§ **GIVEN INFORMATION**
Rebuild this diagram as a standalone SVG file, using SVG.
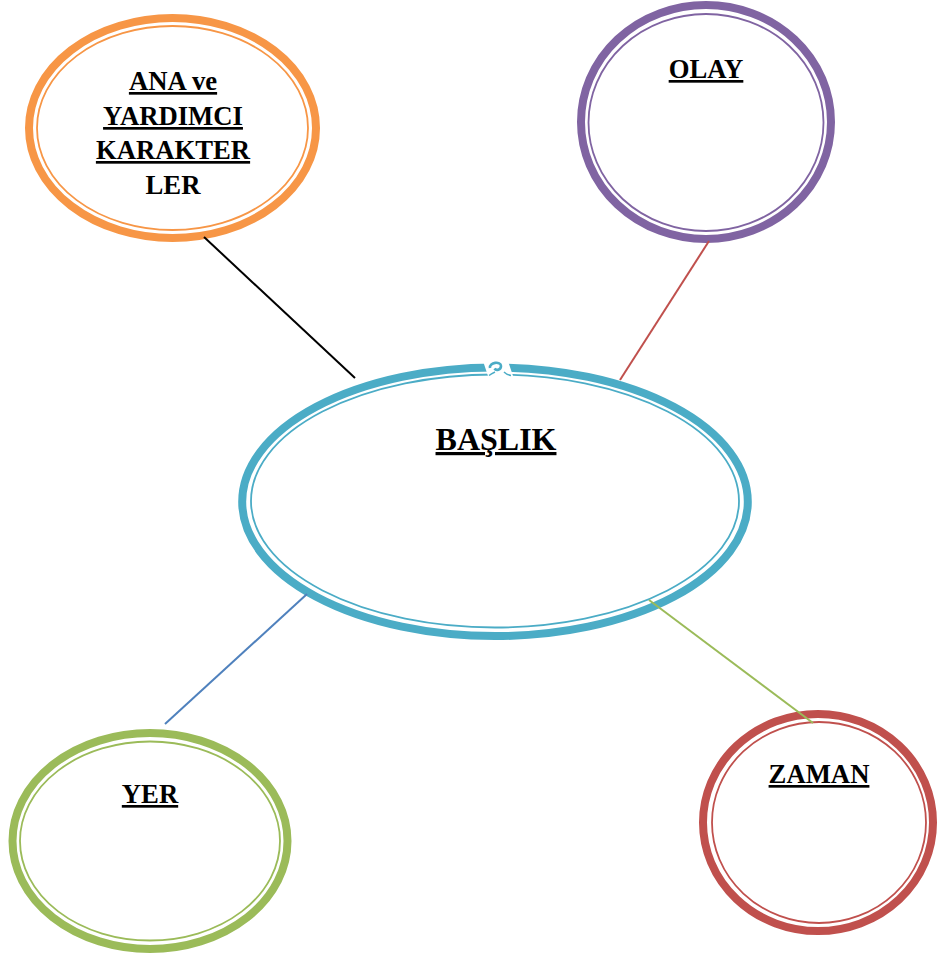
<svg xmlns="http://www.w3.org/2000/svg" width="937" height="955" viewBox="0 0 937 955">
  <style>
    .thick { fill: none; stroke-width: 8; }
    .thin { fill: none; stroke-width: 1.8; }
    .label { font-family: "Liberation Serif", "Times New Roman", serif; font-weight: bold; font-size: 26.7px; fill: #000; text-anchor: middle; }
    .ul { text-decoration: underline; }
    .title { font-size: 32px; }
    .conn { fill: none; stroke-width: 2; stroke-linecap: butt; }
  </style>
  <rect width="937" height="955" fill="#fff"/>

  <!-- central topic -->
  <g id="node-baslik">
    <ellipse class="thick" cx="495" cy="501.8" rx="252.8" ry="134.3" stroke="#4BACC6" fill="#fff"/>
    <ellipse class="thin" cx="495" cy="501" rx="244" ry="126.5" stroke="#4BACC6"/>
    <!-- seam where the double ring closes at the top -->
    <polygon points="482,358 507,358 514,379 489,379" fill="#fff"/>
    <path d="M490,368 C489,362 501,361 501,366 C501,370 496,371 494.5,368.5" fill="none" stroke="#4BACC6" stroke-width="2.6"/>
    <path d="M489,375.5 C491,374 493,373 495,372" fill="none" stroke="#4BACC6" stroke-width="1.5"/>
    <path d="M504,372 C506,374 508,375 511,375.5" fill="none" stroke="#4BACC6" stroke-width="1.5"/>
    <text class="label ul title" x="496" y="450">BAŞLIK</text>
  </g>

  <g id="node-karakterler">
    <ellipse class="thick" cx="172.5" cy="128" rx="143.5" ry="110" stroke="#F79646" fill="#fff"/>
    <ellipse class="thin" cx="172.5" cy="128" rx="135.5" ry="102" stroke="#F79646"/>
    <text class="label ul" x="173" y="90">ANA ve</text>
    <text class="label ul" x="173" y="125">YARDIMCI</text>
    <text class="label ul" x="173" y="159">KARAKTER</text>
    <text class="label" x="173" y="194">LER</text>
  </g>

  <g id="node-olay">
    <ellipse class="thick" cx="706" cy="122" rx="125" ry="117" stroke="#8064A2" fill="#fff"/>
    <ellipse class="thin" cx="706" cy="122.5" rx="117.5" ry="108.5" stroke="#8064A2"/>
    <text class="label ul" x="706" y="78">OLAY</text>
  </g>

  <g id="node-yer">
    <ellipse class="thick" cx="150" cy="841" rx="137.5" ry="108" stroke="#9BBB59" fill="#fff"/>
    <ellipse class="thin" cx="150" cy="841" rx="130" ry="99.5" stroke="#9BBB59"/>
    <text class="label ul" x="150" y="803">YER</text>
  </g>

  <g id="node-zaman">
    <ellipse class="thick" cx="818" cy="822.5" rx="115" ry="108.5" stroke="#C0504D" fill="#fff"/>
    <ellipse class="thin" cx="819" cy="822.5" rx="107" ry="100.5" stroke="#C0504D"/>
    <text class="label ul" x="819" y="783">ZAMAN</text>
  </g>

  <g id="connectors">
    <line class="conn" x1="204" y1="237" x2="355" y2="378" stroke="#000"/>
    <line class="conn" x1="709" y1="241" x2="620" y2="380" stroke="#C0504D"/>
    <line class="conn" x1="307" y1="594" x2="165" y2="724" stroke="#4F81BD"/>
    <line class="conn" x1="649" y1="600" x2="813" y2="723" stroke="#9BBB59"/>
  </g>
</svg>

§ **EXERCISE TASK**
Give all the lines above again, character for character, without pictures.

§ **FULL SOLUTION**
Rebuild this diagram as a standalone SVG file, using SVG.
<svg xmlns="http://www.w3.org/2000/svg" width="937" height="955" viewBox="0 0 937 955">
  <style>
    .thick { fill: none; stroke-width: 8; }
    .thin { fill: none; stroke-width: 1.8; }
    .label { font-family: "Liberation Serif", "Times New Roman", serif; font-weight: bold; font-size: 26.7px; fill: #000; text-anchor: middle; }
    .ul { text-decoration: underline; }
    .title { font-size: 32px; }
    .conn { fill: none; stroke-width: 2; stroke-linecap: butt; }
  </style>
  <rect width="937" height="955" fill="#fff"/>

  <!-- central topic -->
  <g id="node-baslik">
    <ellipse class="thick" cx="495" cy="501.8" rx="252.8" ry="134.3" stroke="#4BACC6" fill="#fff"/>
    <ellipse class="thin" cx="495" cy="501" rx="244" ry="126.5" stroke="#4BACC6"/>
    <!-- seam where the double ring closes at the top -->
    <polygon points="482,358 507,358 514,379 489,379" fill="#fff"/>
    <path d="M490,368 C489,362 501,361 501,366 C501,370 496,371 494.5,368.5" fill="none" stroke="#4BACC6" stroke-width="2.6"/>
    <path d="M489,375.5 C491,374 493,373 495,372" fill="none" stroke="#4BACC6" stroke-width="1.5"/>
    <path d="M504,372 C506,374 508,375 511,375.5" fill="none" stroke="#4BACC6" stroke-width="1.5"/>
    <text class="label ul title" x="496" y="450">BAŞLIK</text>
  </g>

  <g id="node-karakterler">
    <ellipse class="thick" cx="172.5" cy="128" rx="143.5" ry="110" stroke="#F79646" fill="#fff"/>
    <ellipse class="thin" cx="172.5" cy="128" rx="135.5" ry="102" stroke="#F79646"/>
    <text class="label ul" x="173" y="90">ANA ve</text>
    <text class="label ul" x="173" y="125">YARDIMCI</text>
    <text class="label ul" x="173" y="159">KARAKTER</text>
    <text class="label" x="173" y="194">LER</text>
  </g>

  <g id="node-olay">
    <ellipse class="thick" cx="706" cy="122" rx="125" ry="117" stroke="#8064A2" fill="#fff"/>
    <ellipse class="thin" cx="706" cy="122.5" rx="117.5" ry="108.5" stroke="#8064A2"/>
    <text class="label ul" x="706" y="78">OLAY</text>
  </g>

  <g id="node-yer">
    <ellipse class="thick" cx="150" cy="841" rx="137.5" ry="108" stroke="#9BBB59" fill="#fff"/>
    <ellipse class="thin" cx="150" cy="841" rx="130" ry="99.5" stroke="#9BBB59"/>
    <text class="label ul" x="150" y="803">YER</text>
  </g>

  <g id="node-zaman">
    <ellipse class="thick" cx="818" cy="822.5" rx="115" ry="108.5" stroke="#C0504D" fill="#fff"/>
    <ellipse class="thin" cx="819" cy="822.5" rx="107" ry="100.5" stroke="#C0504D"/>
    <text class="label ul" x="819" y="783">ZAMAN</text>
  </g>

  <g id="connectors">
    <line class="conn" x1="204" y1="237" x2="355" y2="378" stroke="#000"/>
    <line class="conn" x1="709" y1="241" x2="620" y2="380" stroke="#C0504D"/>
    <line class="conn" x1="307" y1="594" x2="165" y2="724" stroke="#4F81BD"/>
    <line class="conn" x1="649" y1="600" x2="813" y2="723" stroke="#9BBB59"/>
  </g>
</svg>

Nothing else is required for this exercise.